THE CASE OF THE DISHONORED CHECK
Kenneth, as an individual, had an option to purchase a valuable piece of land for $500,000, provided he exercised the option by a certain date by mailing a deposit check for $50,000. This land was appraised at $600,000 and he intended to build housing for his family and his elderly mother on it. He drew a check for $50,000 on his personal checking account he had at Third American Bank and mailed it to the landowner. Kenneth had this checking account for 10 years. At the time he drew the check, he verified electronically that he had $60,000 in his account. However, he owed the bank $30,000 for a collateralized loan that was 60 days overdue. That loan was secured with collateral from Kenneth’s limited liability company, Kenneth’s LLC, and had been taken out two years ago. The bank refused to honor the $50,000 check and spent $750.00 handling the resulting paperwork. As a result of the dishonorment, Kenneth’s option became void, and the landowner sold the land to someone else for $550,000, resulting in a severe loss to Kenneth. He sued the bank for damages.

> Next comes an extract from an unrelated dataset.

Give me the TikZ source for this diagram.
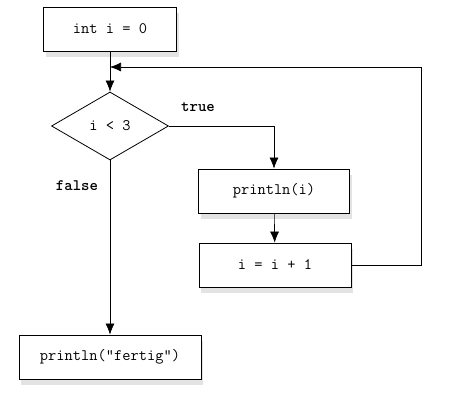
\documentclass[tikz,border=0pt]{standalone}
\usepackage{fontspec}
\usepackage{tikz}
\usetikzlibrary{shapes.geometric,arrows.meta,shadows}

\begin{document}
\begin{tikzpicture}[x=1pt, y=-1pt]
		\tikzstyle{box}=[draw, thick, rectangle, fill=white, minimum height=44pt, inner sep=0pt,
		                 font=\ttfamily\fontsize{16}{18}\selectfont,
		                 drop shadow={shadow xshift=2pt, shadow yshift=-6pt, fill=black!22}]
		\tikzstyle{test}=[draw, thick, diamond, fill=white, aspect=1.72, minimum width=117pt, minimum height=68pt,
		                  inner sep=0pt, font=\ttfamily\fontsize{16}{18}\selectfont]
		\tikzstyle{label}=[font=\ttfamily\bfseries\fontsize{16}{18}\selectfont]
		\tikzstyle{arrow}=[-{Latex[length=11pt, width=9pt]}, semithick]
		\useasboundingbox (0, 0) rectangle (456, 403);
		\node[box, minimum width=133pt] (init) at (110, 29) {int i = 0};
		\node[test] (cond) at (110, 126) {i < 3};
		\node[box, minimum width=151pt] (print) at (274, 191) {println(i)};
		\node[box, minimum width=152pt] (incr) at (275, 265) {i = i + 1};
		\node[box, minimum width=182pt] (done) at (110, 357) {println("fertig")};
		\node[label] (yes) at (198, 107) {true};
		\node[label] (no) at (77, 186) {false};
		\coordinate (turn) at (421, 67);
		\coordinate (back) at (110, 67);
		\draw[arrow] (init) -- (cond);
		\draw[arrow] (cond.east) -| (print.north);
		\draw[arrow] (print) -- (incr);
		\draw[arrow] (incr.east) -| (turn) -- (back);
		\draw[arrow] (cond.south) -- (done.north);
	\end{tikzpicture}
\end{document}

At trial, Kenneth’s attorneys proved the value of the land, his losses, and the fact that he had always paid the bank on time, except for the most recent payment that was overdue. The bank’s attorneys proved that Kenneth was over sixty days late on his last loan payment and that it was their practice not to notify customers that there might be insufficient funds in their accounts to cover all checks written, as doing so would place an undue burden on the banking system.
The Arguments at Trial
Kenneth’s attorneys argued that a bank has no right to dishonor a check except for the normal reasons permitted by law, such as a suspected forgery, an improper endorsement, and so forth. They further argued that the bank, based on its relationship with Kenneth, should have contacted him before dishonoring the check so that he could have taken other action to prevent his loss of the land and that he did not have an automatic deduction from his personal account for the business loan. The bank’s attorneys argued that Kenneth’s being overdue on his last loan payment indicated he was in financial trouble, that they had a right to seize Kenneth’s account to cover the overdue payment, and that instead they simply refused to honor checks on his account until the overdue loan was paid. They further argued that based on banking industry customs, it is the responsibility of the customer and not the bank to make sure there are sufficient funds to cover checks written. They were losing money each day that the loan was unpaid.
Questions to Discuss
- Whom do you think the jury will favor, Kenneth or the bank? Why?
- If you feel Kenneth should win, what will his damages be? If you feel the bank should win, what will their damages be?
- Under what circumstances, if any, should a bank be able to offset a loan to a customer against any bank account on which the customer’s name appears?